Znany wszystkim sojusznik prezydenta Rosji Władimira Putina znów szokuje. Mowa tutaj o jego groxbach pod adresem Zachodu.
Od czasu wybuchu wojny na Ukrainie prezydent Rosji Władimir Putin, a także jego sojusznicy nagminnie straszą Europę wojną, czy użyciem broni jądrowej. Ostatnio na temat krajów Zachodu wypowiedział się znany sojusznik Putina, były premier Dmitrij Miedwiediew. Padły skandaliczne słowa, gdyż oskarżył Zachód o wojnę na Ukrainie.

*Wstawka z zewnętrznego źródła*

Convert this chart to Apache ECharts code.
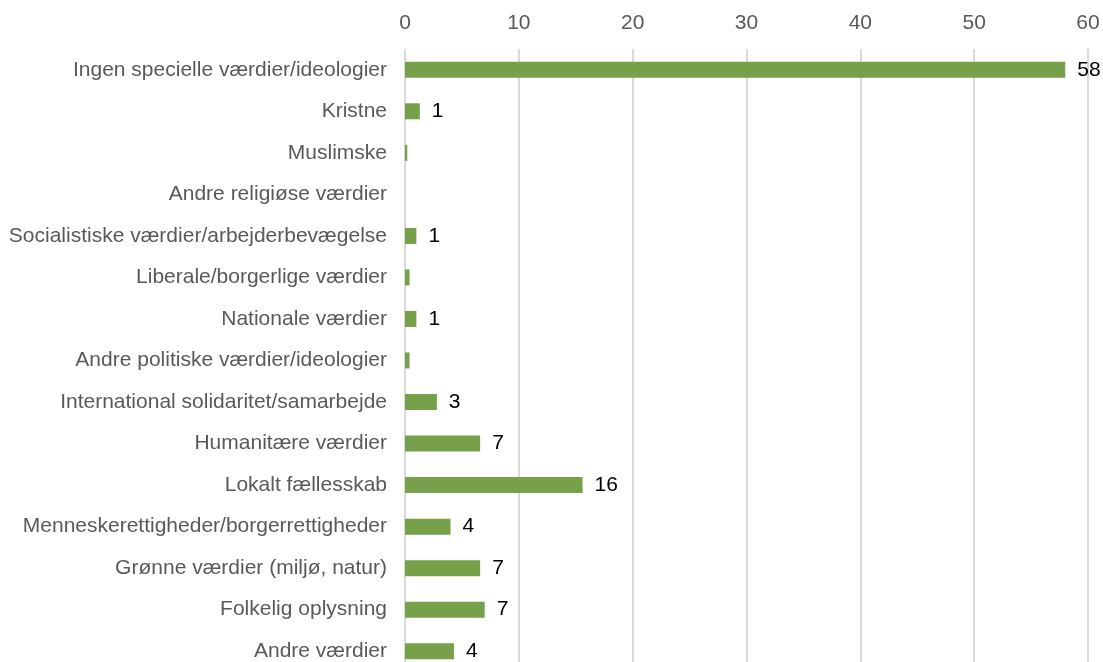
<!DOCTYPE html>
<html>
<head>
<meta charset="utf-8">
<script src="https://cdn.jsdelivr.net/npm/echarts@6/dist/echarts.min.js"></script>
<style>
  html, body { margin: 0; padding: 0; background: #fff; }
  #chart { width: 1103px; height: 662px; }
</style>
</head>
<body>
<div id="chart"></div>
<script>
// Values (%) per value basis, listed top to bottom
const categories = [
  'Ingen specielle værdier/ideologier',
  'Kristne',
  'Muslimske',
  'Andre religiøse værdier',
  'Socialistiske værdier/arbejderbevægelse',
  'Liberale/borgerlige værdier',
  'Nationale værdier',
  'Andre politiske værdier/ideologier',
  'International solidaritet/samarbejde',
  'Humanitære værdier',
  'Lokalt fællesskab',
  'Menneskerettigheder/borgerrettigheder',
  'Grønne værdier (miljø, natur)',
  'Folkelig oplysning',
  'Andre værdier'
];
const values = [58.0, 1.3, 0.2, 0, 1.0, 0.4, 1.0, 0.4, 2.8, 6.6, 15.6, 4.0, 6.6, 7.0, 4.3];
const axisTicks = [0, 10, 20, 30, 40, 50, 60];

const FONT = 'Liberation Sans, Arial, sans-serif';

const chart = echarts.init(document.getElementById('chart'));
chart.setOption({
  animation: false,
  // the plot runs slightly past the bottom edge of the canvas
  grid: { left: 405, right: 15, top: 49, height: 623, containLabel: false, outerBoundsMode: 'none' },
  xAxis: {
    type: 'value',
    position: 'top',
    min: axisTicks[0],
    max: axisTicks[axisTicks.length - 1],
    interval: axisTicks[1] - axisTicks[0],
    axisLine: { show: false },
    axisTick: { show: false },
    axisLabel: { color: '#595959', fontSize: 21, fontFamily: FONT, margin: 15 },
    splitLine: { show: true, lineStyle: { color: '#d9d9d9', width: 2 } }
  },
  yAxis: {
    type: 'category',
    inverse: true,
    data: categories,
    axisLine: { show: false },
    axisTick: { show: false },
    axisLabel: { color: '#595959', fontSize: 21, fontFamily: FONT, margin: 18 }
  },
  series: [{
    type: 'bar',
    data: values,
    barWidth: 16,
    itemStyle: { color: '#77a04a' },
    label: {
      show: true,
      position: 'right',
      distance: 12,
      color: '#000',
      fontSize: 21,
      fontFamily: FONT,
      formatter: p => {
        const r = Math.round(p.value);
        return r === 0 ? '' : String(r);
      }
    }
  }]
});
</script>
</body>
</html>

Nazwijmy rzeczy po imieniu: kraje zachodnie popychają świat do globalnej wojny. Tylko całkowite i ostateczne zwycięstwo Rosji jest gwarancją powstrzymania światowego konfliktu
-napisał polityk w mediach społecznościowych.
To jednak nie koniec.
Według rosyjskich polityków użycie broni jądrowej „jest możliwe, gdy broń masowego rażenia zastosuje inne państwo lub zagrożone będzie istnienie Federacji Rosyjskiej”.
Jednak Ministerstwo Spraw Zagranicznych Rosji zaznaczyło, że „W innych przypadkach tak radykalne kroki nie są przewidziane.”
Przypomnijmy, że nie tak dawno Kreml informował również o tym, że „w obecnej trudnej i burzliwej sytuacji, która była wynikiem nieodpowiedzialnych i bezwstydnych działań zmierzających do podważenia bezpieczeństwa narodowego Rosji, podstawowym zadaniem jest zapobieżenie militarnemu starciu mocarstw atomowych”.